» Directions:
Your copy should be exact, beginning at the line containing "Rebuild this chart" and ending at the line containing "import matplotlib.pyplot as plt", with both lines kept and every picture dropped.

» Task inputs:
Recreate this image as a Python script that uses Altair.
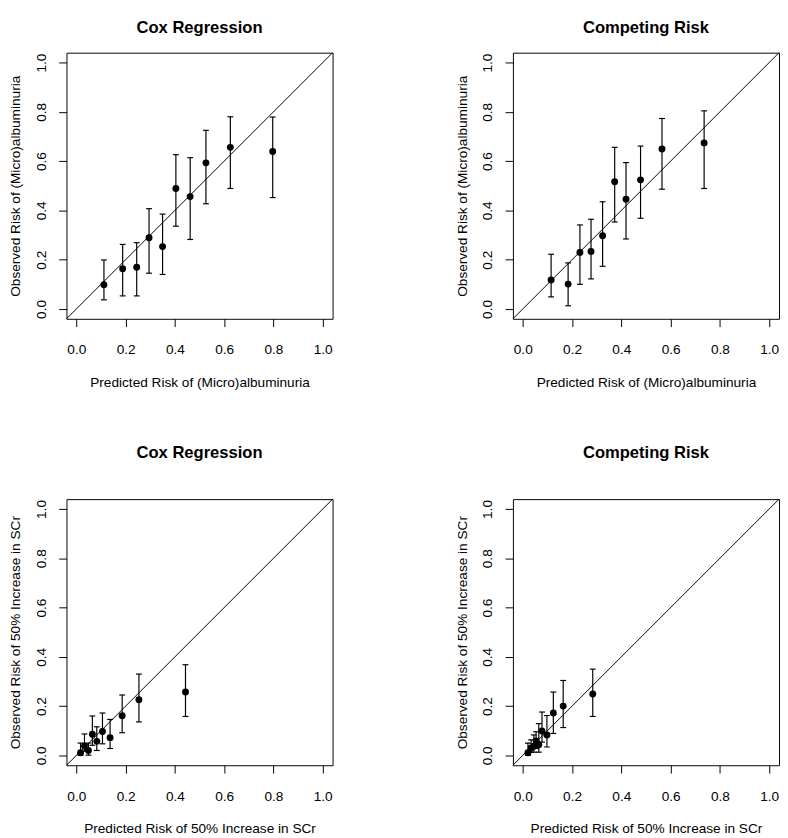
import altair as alt
import pandas as pd

FONT = "Liberation Sans"
DOMAIN = [-0.04, 1.04]
TICKS = [0.0, 0.2, 0.4, 0.6, 0.8, 1.0]

# Panel 1: Cox Regression, (Micro)albuminuria
p1_pred = [0.112, 0.188, 0.245, 0.295, 0.350, 0.404, 0.462, 0.526, 0.625, 0.797]
p1_obs = [0.098, 0.163, 0.169, 0.289, 0.253, 0.489, 0.456, 0.593, 0.656, 0.639]
p1_lo = [0.037, 0.053, 0.053, 0.145, 0.140, 0.336, 0.282, 0.427, 0.489, 0.452]
p1_hi = [0.199, 0.262, 0.269, 0.407, 0.385, 0.626, 0.614, 0.725, 0.780, 0.779]

# Panel 2: Competing Risk, (Micro)albuminuria
p2_pred = [0.115, 0.184, 0.232, 0.277, 0.324, 0.373, 0.419, 0.478, 0.565, 0.736]
p2_obs = [0.118, 0.101, 0.229, 0.233, 0.297, 0.516, 0.445, 0.524, 0.649, 0.674]
p2_lo = [0.049, 0.013, 0.100, 0.122, 0.173, 0.353, 0.284, 0.368, 0.486, 0.489]
p2_hi = [0.222, 0.187, 0.341, 0.364, 0.435, 0.656, 0.594, 0.661, 0.773, 0.804]

# Panel 3: Cox Regression, 50% Increase in SCr
p3_pred = [0.017, 0.033, 0.049, 0.065, 0.083, 0.106, 0.137, 0.186, 0.254, 0.443]
p3_obs = [0.011, 0.038, 0.020, 0.086, 0.057, 0.097, 0.072, 0.161, 0.226, 0.257]
p3_lo = [0.000, 0.017, 0.001, 0.041, 0.020, 0.047, 0.028, 0.092, 0.136, 0.158]
p3_hi = [0.050, 0.087, 0.050, 0.160, 0.116, 0.172, 0.146, 0.245, 0.330, 0.368]

# Panel 4: Competing Risk, 50% Increase in SCr
p4_pred = [0.021, 0.034, 0.045, 0.054, 0.065, 0.078, 0.098, 0.124, 0.164, 0.284]
p4_obs = [0.011, 0.030, 0.037, 0.059, 0.043, 0.099, 0.083, 0.172, 0.200, 0.249]
p4_lo = [0.000, 0.012, 0.013, 0.028, 0.013, 0.054, 0.034, 0.089, 0.113, 0.158]
p4_hi = [0.050, 0.063, 0.083, 0.096, 0.129, 0.176, 0.162, 0.257, 0.304, 0.350]

titles = ["Cox Regression", "Competing Risk", "Cox Regression", "Competing Risk"]
x_titles = ["Predicted Risk of (Micro)albuminuria", "Predicted Risk of (Micro)albuminuria",
            "Predicted Risk of 50% Increase in SCr", "Predicted Risk of 50% Increase in SCr"]
y_titles = ["Observed Risk of (Micro)albuminuria", "Observed Risk of (Micro)albuminuria",
            "Observed Risk of 50% Increase in SCr", "Observed Risk of 50% Increase in SCr"]

W = 273
H = 273


def panel(title, xt, yt, pred, obs, lo, hi, title_offset):
    df = pd.DataFrame({"pred": pred, "obs": obs, "lo": lo, "hi": hi})
    diag = pd.DataFrame({"a": [DOMAIN[0]], "b": [DOMAIN[1]]})
    xs = alt.Scale(domain=DOMAIN, nice=False, zero=False)
    ys = alt.Scale(domain=DOMAIN, nice=False, zero=False)
    xaxis = alt.Axis(values=TICKS, format=".1f", title=xt, labelPadding=17,
                     titlePadding=19)
    yaxis = alt.Axis(values=TICKS, format=".1f", title=yt, labelAngle=270,
                     labelAlign="center", labelBaseline="bottom", labelPadding=11,
                     titlePadding=12)

    def X(f):
        return alt.X(f, scale=xs, axis=xaxis)

    def Y(f):
        return alt.Y(f, scale=ys, axis=yaxis)

    line = alt.Chart(diag).mark_rule(color="black", strokeWidth=1).encode(
        x=X("a:Q"), y=Y("a:Q"), x2="b:Q", y2="b:Q")
    base = alt.Chart(df)
    bars = base.mark_rule(color="black", strokeWidth=1.2).encode(
        x=X("pred:Q"), y=Y("lo:Q"), y2="hi:Q")
    cap_lo = base.mark_tick(orient="horizontal", size=6, thickness=1.2,
                            color="black", opacity=1).encode(x=X("pred:Q"), y=Y("lo:Q"))
    cap_hi = base.mark_tick(orient="horizontal", size=6, thickness=1.2,
                            color="black", opacity=1).encode(x=X("pred:Q"), y=Y("hi:Q"))
    pts = base.mark_circle(size=50, color="black", opacity=1).encode(
        x=X("pred:Q"), y=Y("obs:Q"))
    return alt.layer(line, bars, cap_lo, cap_hi, pts).properties(
        width=W, height=H,
        title=alt.TitleParams(title, offset=title_offset, fontSize=17,
                              fontWeight="bold", font=FONT, color="black",
                              anchor="middle"))


c1 = panel(titles[0], x_titles[0], y_titles[0], p1_pred, p1_obs, p1_lo, p1_hi, 16)
c2 = panel(titles[1], x_titles[1], y_titles[1], p2_pred, p2_obs, p2_lo, p2_hi, 16)
c3 = panel(titles[2], x_titles[2], y_titles[2], p3_pred, p3_obs, p3_lo, p3_hi, 38)
c4 = panel(titles[3], x_titles[3], y_titles[3], p4_pred, p4_obs, p4_lo, p4_hi, 38)

chart = alt.concat(
    c1, c2, c3, c4, columns=2, align="each",
    spacing=alt.RowColnumber(row=55, column=124),
).properties(
    padding={"left": 0, "top": 0, "right": 0, "bottom": 0},
    background="white",
).configure_view(
    stroke="black", strokeWidth=1
).configure_axis(
    domain=False, grid=False, tickColor="black", tickSize=8, tickWidth=1,
    labelFont=FONT, labelFontSize=14, labelColor="black", labelFlush=False,
    titleFont=FONT, titleFontSize=14, titleFontWeight="normal", titleColor="black",
)

chart.save("out.html", embed_options={"renderer": "svg", "actions": False})
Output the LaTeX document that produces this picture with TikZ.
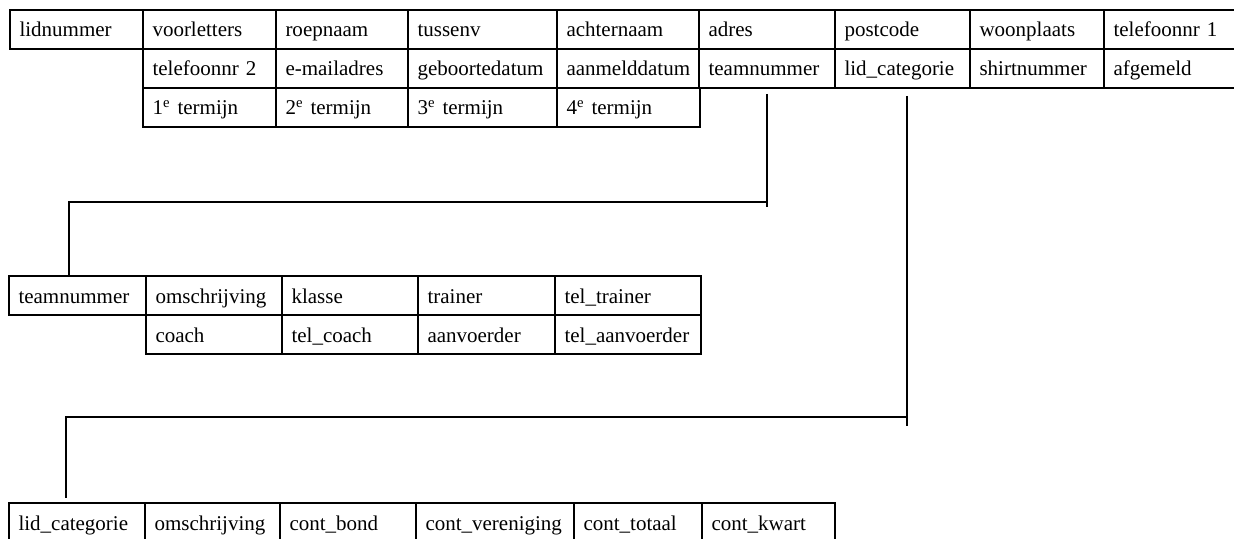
\documentclass[tikz,border=0pt]{standalone}
\usepackage{fontspec}
\setmainfont{Liberation Serif}
\begin{document}
\begin{tikzpicture}[
	x=0.5pt,y=-0.5pt,
	font=\fontsize{10.5}{12}\selectfont,
	cell/.style={draw,line width=1pt,anchor=north west,align=left,inner xsep=4.75pt,inner ysep=0pt,minimum height=19.5pt,text height=8.5pt,text depth=1pt},
	link/.style={draw,line width=0.9pt}
	]
	\useasboundingbox (0,0) rectangle (1234,539);
	% leden
	\foreach \nm/\xa/\xb/\lab in {a1/9/142/lidnummer,a2/142/275/voorletters,a3/275/407/roepnaam,a4/407/556/tussenv,a5/556/698/achternaam,a6/698/834/adres,a7/834/969/postcode,a8/969/1103/woonplaats,a9/1103/1238/telefoonnr 1}{
		\pgfmathsetmacro\tw{(\xb-\xa)*0.5-9.5}
		\node[cell,text width=\tw pt] (\nm) at (\xa,9) {\lab};
	}
	\foreach \nm/\xa/\xb/\lab in {b1/142/275/telefoonnr 2,b2/275/407/e-mailadres,b3/407/556/geboortedatum,b4/556/698/aanmelddatum,tnrA/698/834/teamnummer,lcatA/834/969/lid\_categorie,b7/969/1103/shirtnummer,b8/1103/1238/afgemeld}{
		\pgfmathsetmacro\tw{(\xb-\xa)*0.5-9.5}
		\node[cell,text width=\tw pt] (\nm) at (\xa,48) {\lab};
	}
	\foreach \nm/\xa/\xb/\lab in {c1/142/275/1\textsuperscript{e} termijn,c2/275/407/2\textsuperscript{e} termijn,c3/407/556/3\textsuperscript{e} termijn,c4/556/699/4\textsuperscript{e} termijn}{
		\pgfmathsetmacro\tw{(\xb-\xa)*0.5-9.5}
		\node[cell,text width=\tw pt] (\nm) at (\xa,87) {\lab};
	}
	% teams
	\foreach \nm/\xa/\xb/\lab in {tnrB/8/145/teamnummer,d2/145/281/omschrijving,d3/281/417/klasse,d4/417/554/trainer,d5/554/700/tel\_trainer}{
		\pgfmathsetmacro\tw{(\xb-\xa)*0.5-9.5}
		\node[cell,text width=\tw pt] (\nm) at (\xa,275) {\lab};
	}
	\foreach \nm/\xa/\xb/\lab in {e1/145/281/coach,e2/281/417/tel\_coach,e3/417/554/aanvoerder,e4/554/700/tel\_aanvoerder}{
		\pgfmathsetmacro\tw{(\xb-\xa)*0.5-9.5}
		\node[cell,text width=\tw pt] (\nm) at (\xa,314) {\lab};
	}
	% categorieen
	\foreach \nm/\xa/\xb/\lab in {lcatB/8/144/lid\_categorie,f2/144/279/omschrijving,f3/279/415/cont\_bond,f4/415/573/cont\_vereniging,f5/573/701/cont\_totaal,f6/701/834/cont\_kwart}{
		\pgfmathsetmacro\tw{(\xb-\xa)*0.5-9.5}
		\node[cell,text width=\tw pt] (\nm) at (\xa,502) {\lab};
	}
	% verbindingen
	\coordinate (k1) at (69,202);
	\coordinate (k2) at (66,417);
	\draw[link] (tnrA.south) ++(0,5) -- ++(0,113);
	\draw[link] (tnrA.south |- k1) -- (k1) -- (k1 |- tnrB.north);
	\draw[link] ([xshift=2.25pt]lcatA.south) ++(0,7) -- ++(0,330);
	\draw[link] ([xshift=2.25pt]lcatA.south |- k2) -- (k2) -- ++(0,81);
\end{tikzpicture}
\end{document}
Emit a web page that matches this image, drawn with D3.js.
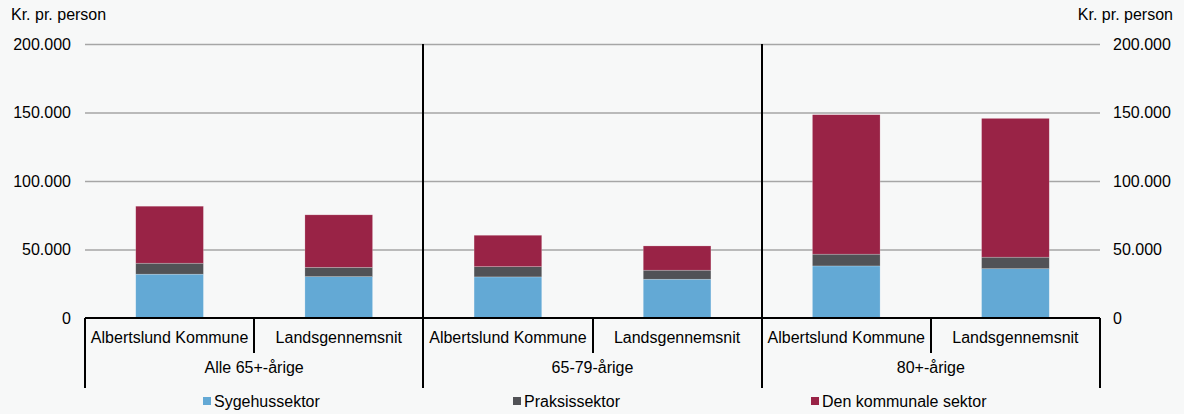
<!DOCTYPE html>
<html>
<head>
<meta charset="utf-8">
<script src="https://cdn.jsdelivr.net/npm/d3@7"></script>
<style>
  html, body { margin: 0; padding: 0; background: #f7f8f8; }
  svg { display: block; font-family: "Liberation Sans", Arial, sans-serif; }
</style>
</head>
<body>
<svg id="chart" width="1184" height="414"></svg>
<script>
// ---- Data ----
const groups = ["Alle 65+-årige", "65-79-årige", "80+-årige"];
const subCategories = ["Albertslund Kommune", "Landsgennemsnit"];
const seriesNames = ["Sygehussektor", "Praksissektor", "Den kommunale sektor"];
const sygehussektor = [32000, 30200, 30000, 28300, 38000, 36000];
const praksissektor = [8000, 6800, 7500, 6600, 8600, 8400];
const kommunaleSektor = [41600, 38300, 22900, 17700, 101800, 101300];
const yTicks = [0, 50000, 100000, 150000, 200000];
const axisTitle = "Kr. pr. person";
const colors = ["#63a9d5", "#515256", "#992346"];

(function () {
const cats = [];
groups.forEach((g, gi) => subCategories.forEach((s, si) => cats.push({ id: gi + "-" + si, group: g, gi, sub: s })));
const table = cats.map((c, i) => ({
  id: c.id,
  "Sygehussektor": sygehussektor[i],
  "Praksissektor": praksissektor[i],
  "Den kommunale sektor": kommunaleSektor[i]
}));
const stacked = d3.stack().keys(seriesNames)(table);

const svg = d3.select("#chart");
const pLeft = 85, pRight = 1100, pTop = 44, pBottom = 318;

const x = d3.scaleBand().domain(cats.map(c => c.id)).range([pLeft, pRight]).paddingInner(0.6).paddingOuter(0.3);
const y = d3.scaleLinear().domain([0, 200000]).range([pBottom, pTop]);
const fmt = d3.formatLocale({ decimal: ",", thousands: ".", grouping: [3], currency: ["", ""] }).format(",.0f");

// Gridlines
const grid = svg.append("g").attr("transform", `translate(${pLeft},0)`)
  .call(d3.axisLeft(y).tickValues(yTicks.filter(v => v > 0)).tickSize(-(pRight - pLeft)).tickFormat(""));
grid.select(".domain").remove();
grid.selectAll("line").attr("stroke", "#a6a6a6").attr("stroke-width", 1.3);

// Left axis labels
const yl = svg.append("g").attr("transform", `translate(${pLeft},0)`)
  .call(d3.axisLeft(y).tickValues(yTicks).tickSize(0).tickPadding(14).tickFormat(fmt));
yl.select(".domain").remove();
yl.selectAll("text").attr("font-size", 16).attr("fill", "#000").attr("font-family", "Liberation Sans, Arial, sans-serif");

// Right axis labels
const yr = svg.append("g").attr("transform", `translate(${pRight},0)`)
  .call(d3.axisRight(y).tickValues(yTicks).tickSize(0).tickPadding(13).tickFormat(fmt));
yr.select(".domain").remove();
yr.selectAll("text").attr("font-size", 16).attr("fill", "#000").attr("font-family", "Liberation Sans, Arial, sans-serif");

// Axis titles
svg.append("text").attr("x", 11).attr("y", 20).attr("font-size", 16).attr("fill", "#000").text(axisTitle);
svg.append("text").attr("x", 1173).attr("y", 20).attr("text-anchor", "end").attr("font-size", 16).attr("fill", "#000").text(axisTitle);

// Bars
svg.append("g").selectAll("g").data(stacked).join("g")
  .attr("fill", (d, i) => colors[i])
  .selectAll("rect").data(d => d).join("rect")
  .attr("x", d => x(d.data.id))
  .attr("width", x.bandwidth())
  .attr("y", d => y(d[1]))
  .attr("height", d => y(d[0]) - y(d[1]))
  .attr("stroke", "rgba(255,255,255,0.35)")
  .attr("stroke-width", 0.6);

// Category axis
const step = x.step();
const axisG = svg.append("g").attr("stroke", "#000").attr("stroke-width", 2);
axisG.append("line").attr("x1", pLeft).attr("x2", pRight).attr("y1", pBottom).attr("y2", pBottom);
for (let i = 0; i <= cats.length; i++) {
  const bx = Math.round(pLeft + i * step);
  const isGroupEdge = i % subCategories.length === 0;
  const isOuter = i === 0 || i === cats.length;
  axisG.append("line")
    .attr("x1", bx).attr("x2", bx)
    .attr("y1", isGroupEdge && !isOuter ? pTop : pBottom)
    .attr("y2", isGroupEdge ? 388 : 353);
}
// sub labels
svg.append("g").selectAll("text").data(cats).join("text")
  .attr("x", (d, i) => pLeft + i * step + step / 2)
  .attr("y", 337)
  .attr("dy", "0.35em")
  .attr("text-anchor", "middle")
  .attr("font-size", 16).attr("fill", "#000")
  .text(d => d.sub);
// group labels
svg.append("g").selectAll("text").data(groups).join("text")
  .attr("x", (d, i) => pLeft + (i + 0.5) * step * subCategories.length)
  .attr("y", 367)
  .attr("dy", "0.35em")
  .attr("text-anchor", "middle")
  .attr("font-size", 16).attr("fill", "#000")
  .text(d => d);

// Legend
const legendX = [203, 513, 811];
const lg = svg.append("g").selectAll("g").data(seriesNames).join("g")
  .attr("transform", (d, i) => `translate(${legendX[i]},397)`);
lg.append("rect").attr("width", 8).attr("height", 8).attr("fill", (d, i) => colors[i]);
lg.append("text").attr("x", 11).attr("y", 4).attr("dy", "0.35em").attr("font-size", 16).attr("fill", "#000").text(d => d);
})();
</script>
</body>
</html>
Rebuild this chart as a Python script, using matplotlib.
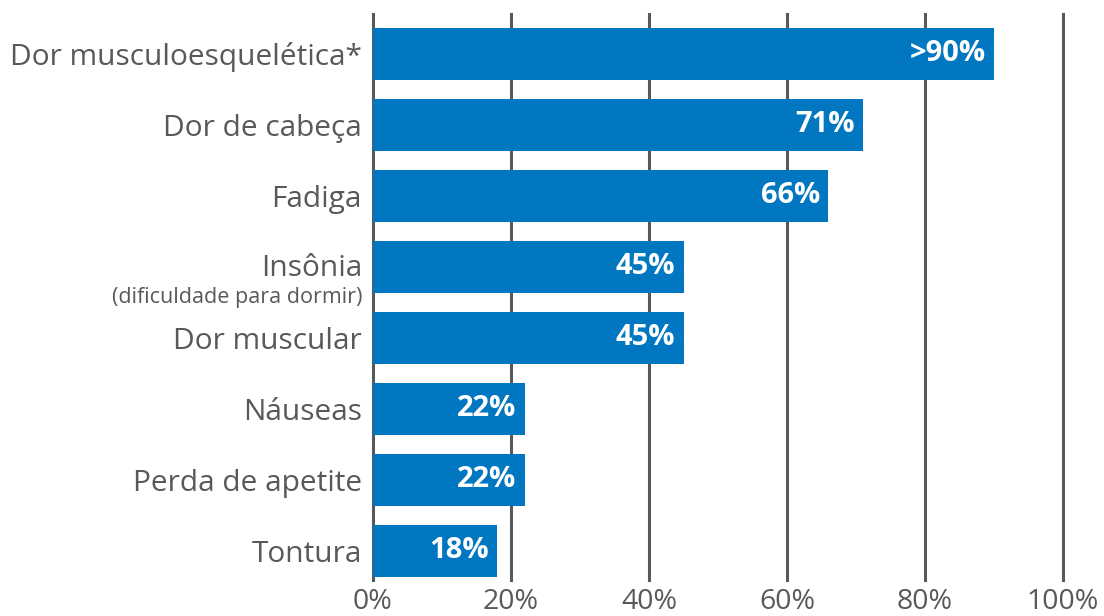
import matplotlib
matplotlib.use("Agg")
import matplotlib.pyplot as plt

# data
categories = ["Dor musculoesquelética*", "Dor de cabeça", "Fadiga", "Insônia",
              "Dor muscular", "Náuseas", "Perda de apetite", "Tontura"]
values = [90, 71, 66, 45, 45, 22, 22, 18]
value_labels = [">90%", "71%", "66%", "45%", "45%", "22%", "22%", "18%"]
x_ticks = [0, 20, 40, 60, 80, 100]
x_tick_labels = ["0%", "20%", "40%", "60%", "80%", "100%"]
insonia_note = "(dificuldade para dormir)"

bar_color = "#0077c0"
grey = "#58595b"

plt.rcParams["font.family"] = ["Open Sans", "DejaVu Sans"]

fig = plt.figure(figsize=(11.04, 6.16), dpi=100)
ax = fig.add_axes([373 / 1104, 1 - 580 / 616, (1063 - 373) / 1104, (580 - 14) / 616])

ypos = list(range(len(categories)))
ax.barh(ypos, values, height=0.73, color=bar_color, zorder=3)

for y, v, lab in zip(ypos, values, value_labels):
    ax.annotate(lab, xy=(v, y), xytext=(-6, 0), textcoords="offset points",
                ha="right", va="center", color="white", fontsize=21,
                fontweight="bold", zorder=4)

ax.set_xlim(0, 100)
ax.set_ylim(7.41, -0.56)
ax.set_xticks(x_ticks)
ax.set_xticklabels(x_tick_labels, fontsize=20.5, color=grey)
ax.tick_params(axis="x", length=0, pad=6)
ax.grid(axis="x", color=grey, linewidth=2.2, zorder=1)
for gl in ax.get_xgridlines():
    gl.set_clip_on(False)
ax.set_axisbelow(True)

ax.set_yticks(ypos)
labels = [c if c != "Insônia" else "" for c in categories]
ax.set_yticklabels(labels, fontsize=21.5, color=grey)
ax.tick_params(axis="y", length=0, pad=8)

# two-line label for Insônia
iy = categories.index("Insônia")
ax.annotate("Insônia", xy=(0, iy), xytext=(-8, -1), textcoords="offset points",
            ha="right", va="center", fontsize=21.5, color=grey)
ax.annotate(insonia_note, xy=(0, iy), xytext=(-8, -22), textcoords="offset points",
            ha="right", va="center", fontsize=15.5, color=grey)

for s in ax.spines.values():
    s.set_visible(False)

fig.savefig("out.png", dpi=100)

» Response to the task:
Rebuild this chart as a Python script, using matplotlib.
import matplotlib
matplotlib.use("Agg")
import matplotlib.pyplot as plt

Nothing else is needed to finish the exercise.